Task requirements.
Retype only the lines running from the beginning of the entries below to the line with "to[bend left=28] (ib);", both included. Do not include pictures.

Entries.
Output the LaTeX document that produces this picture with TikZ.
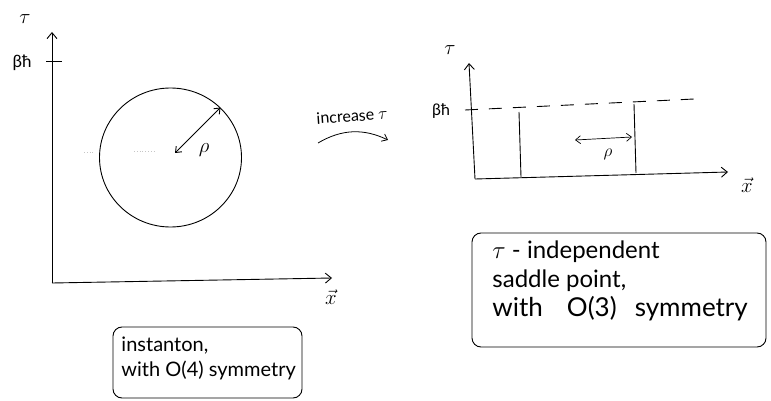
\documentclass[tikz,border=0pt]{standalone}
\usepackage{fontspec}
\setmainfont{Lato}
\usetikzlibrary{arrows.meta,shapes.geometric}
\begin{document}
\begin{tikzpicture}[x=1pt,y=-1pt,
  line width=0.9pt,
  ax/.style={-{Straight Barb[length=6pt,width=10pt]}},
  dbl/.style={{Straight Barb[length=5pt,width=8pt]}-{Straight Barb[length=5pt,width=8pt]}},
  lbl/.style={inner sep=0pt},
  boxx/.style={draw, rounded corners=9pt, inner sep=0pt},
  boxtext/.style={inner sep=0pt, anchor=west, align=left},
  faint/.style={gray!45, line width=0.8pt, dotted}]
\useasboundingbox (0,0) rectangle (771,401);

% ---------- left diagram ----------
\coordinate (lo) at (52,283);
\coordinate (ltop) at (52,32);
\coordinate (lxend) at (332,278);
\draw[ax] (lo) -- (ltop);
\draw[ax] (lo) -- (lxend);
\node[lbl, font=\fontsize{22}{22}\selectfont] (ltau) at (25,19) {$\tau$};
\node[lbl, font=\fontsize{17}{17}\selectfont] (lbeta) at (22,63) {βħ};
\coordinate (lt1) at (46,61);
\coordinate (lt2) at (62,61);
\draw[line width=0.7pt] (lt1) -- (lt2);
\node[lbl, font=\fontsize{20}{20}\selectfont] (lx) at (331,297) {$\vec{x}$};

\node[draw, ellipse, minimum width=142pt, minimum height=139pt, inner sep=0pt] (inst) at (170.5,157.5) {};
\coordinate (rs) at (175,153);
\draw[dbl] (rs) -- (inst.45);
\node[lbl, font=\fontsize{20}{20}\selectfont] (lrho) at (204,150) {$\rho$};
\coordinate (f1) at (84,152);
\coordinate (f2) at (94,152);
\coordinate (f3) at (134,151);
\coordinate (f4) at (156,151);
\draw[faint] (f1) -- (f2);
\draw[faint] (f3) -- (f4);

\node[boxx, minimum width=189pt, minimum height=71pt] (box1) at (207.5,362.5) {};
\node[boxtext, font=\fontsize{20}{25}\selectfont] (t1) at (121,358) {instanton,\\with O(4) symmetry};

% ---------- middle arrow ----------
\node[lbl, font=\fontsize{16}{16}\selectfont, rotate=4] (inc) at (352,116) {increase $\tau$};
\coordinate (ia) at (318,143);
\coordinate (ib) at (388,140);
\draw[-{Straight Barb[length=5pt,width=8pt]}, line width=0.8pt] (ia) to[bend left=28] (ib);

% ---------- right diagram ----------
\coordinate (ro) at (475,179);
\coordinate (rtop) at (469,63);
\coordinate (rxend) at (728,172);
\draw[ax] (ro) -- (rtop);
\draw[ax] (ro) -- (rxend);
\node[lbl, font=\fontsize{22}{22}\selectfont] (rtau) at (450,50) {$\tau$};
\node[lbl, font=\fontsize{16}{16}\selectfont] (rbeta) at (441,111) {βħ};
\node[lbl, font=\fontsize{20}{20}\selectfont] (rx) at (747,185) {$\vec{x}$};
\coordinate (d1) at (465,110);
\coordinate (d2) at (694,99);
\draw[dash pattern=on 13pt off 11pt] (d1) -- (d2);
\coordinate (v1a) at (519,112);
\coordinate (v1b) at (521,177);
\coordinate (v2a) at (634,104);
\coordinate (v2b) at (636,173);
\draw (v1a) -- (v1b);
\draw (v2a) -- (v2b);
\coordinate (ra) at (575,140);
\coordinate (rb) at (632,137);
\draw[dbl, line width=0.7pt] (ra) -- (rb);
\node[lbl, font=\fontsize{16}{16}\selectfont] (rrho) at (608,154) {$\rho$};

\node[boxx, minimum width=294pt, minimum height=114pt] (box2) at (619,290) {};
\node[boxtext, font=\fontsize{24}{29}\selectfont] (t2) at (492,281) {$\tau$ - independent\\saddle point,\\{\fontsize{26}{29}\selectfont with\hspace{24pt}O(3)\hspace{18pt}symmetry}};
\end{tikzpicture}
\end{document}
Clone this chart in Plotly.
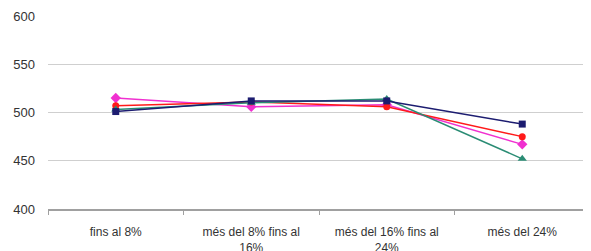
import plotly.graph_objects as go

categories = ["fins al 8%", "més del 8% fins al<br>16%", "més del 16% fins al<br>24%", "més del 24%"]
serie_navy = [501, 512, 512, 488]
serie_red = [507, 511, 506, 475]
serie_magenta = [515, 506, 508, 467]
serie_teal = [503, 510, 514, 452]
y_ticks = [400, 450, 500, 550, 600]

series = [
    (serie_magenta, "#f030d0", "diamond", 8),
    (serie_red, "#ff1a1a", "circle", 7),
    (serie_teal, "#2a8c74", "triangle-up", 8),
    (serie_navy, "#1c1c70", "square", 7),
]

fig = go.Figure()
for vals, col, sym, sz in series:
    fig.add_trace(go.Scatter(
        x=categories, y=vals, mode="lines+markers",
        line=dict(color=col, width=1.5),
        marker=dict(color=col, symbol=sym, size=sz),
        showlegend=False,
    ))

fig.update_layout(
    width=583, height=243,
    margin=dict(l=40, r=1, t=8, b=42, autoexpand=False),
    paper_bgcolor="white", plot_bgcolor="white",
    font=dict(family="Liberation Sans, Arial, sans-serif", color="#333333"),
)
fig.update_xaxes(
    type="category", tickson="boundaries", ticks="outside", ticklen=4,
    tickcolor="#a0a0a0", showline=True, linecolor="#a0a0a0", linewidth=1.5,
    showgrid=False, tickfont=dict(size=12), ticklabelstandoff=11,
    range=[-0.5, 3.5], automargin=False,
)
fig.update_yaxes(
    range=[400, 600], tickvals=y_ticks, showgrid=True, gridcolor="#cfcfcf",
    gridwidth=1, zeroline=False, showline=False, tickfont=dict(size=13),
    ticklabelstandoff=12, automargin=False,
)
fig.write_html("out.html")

Exercise solution.
Output the LaTeX document that produces this picture with TikZ.
\documentclass[tikz,border=0pt]{standalone}
\usepackage{fontspec}
\setmainfont{Lato}
\usetikzlibrary{arrows.meta,shapes.geometric}
\begin{document}
\begin{tikzpicture}[x=1pt,y=-1pt,
  line width=0.9pt,
  ax/.style={-{Straight Barb[length=6pt,width=10pt]}},
  dbl/.style={{Straight Barb[length=5pt,width=8pt]}-{Straight Barb[length=5pt,width=8pt]}},
  lbl/.style={inner sep=0pt},
  boxx/.style={draw, rounded corners=9pt, inner sep=0pt},
  boxtext/.style={inner sep=0pt, anchor=west, align=left},
  faint/.style={gray!45, line width=0.8pt, dotted}]
\useasboundingbox (0,0) rectangle (771,401);

% ---------- left diagram ----------
\coordinate (lo) at (52,283);
\coordinate (ltop) at (52,32);
\coordinate (lxend) at (332,278);
\draw[ax] (lo) -- (ltop);
\draw[ax] (lo) -- (lxend);
\node[lbl, font=\fontsize{22}{22}\selectfont] (ltau) at (25,19) {$\tau$};
\node[lbl, font=\fontsize{17}{17}\selectfont] (lbeta) at (22,63) {βħ};
\coordinate (lt1) at (46,61);
\coordinate (lt2) at (62,61);
\draw[line width=0.7pt] (lt1) -- (lt2);
\node[lbl, font=\fontsize{20}{20}\selectfont] (lx) at (331,297) {$\vec{x}$};

\node[draw, ellipse, minimum width=142pt, minimum height=139pt, inner sep=0pt] (inst) at (170.5,157.5) {};
\coordinate (rs) at (175,153);
\draw[dbl] (rs) -- (inst.45);
\node[lbl, font=\fontsize{20}{20}\selectfont] (lrho) at (204,150) {$\rho$};
\coordinate (f1) at (84,152);
\coordinate (f2) at (94,152);
\coordinate (f3) at (134,151);
\coordinate (f4) at (156,151);
\draw[faint] (f1) -- (f2);
\draw[faint] (f3) -- (f4);

\node[boxx, minimum width=189pt, minimum height=71pt] (box1) at (207.5,362.5) {};
\node[boxtext, font=\fontsize{20}{25}\selectfont] (t1) at (121,358) {instanton,\\with O(4) symmetry};

% ---------- middle arrow ----------
\node[lbl, font=\fontsize{16}{16}\selectfont, rotate=4] (inc) at (352,116) {increase $\tau$};
\coordinate (ia) at (318,143);
\coordinate (ib) at (388,140);
\draw[-{Straight Barb[length=5pt,width=8pt]}, line width=0.8pt] (ia) to[bend left=28] (ib);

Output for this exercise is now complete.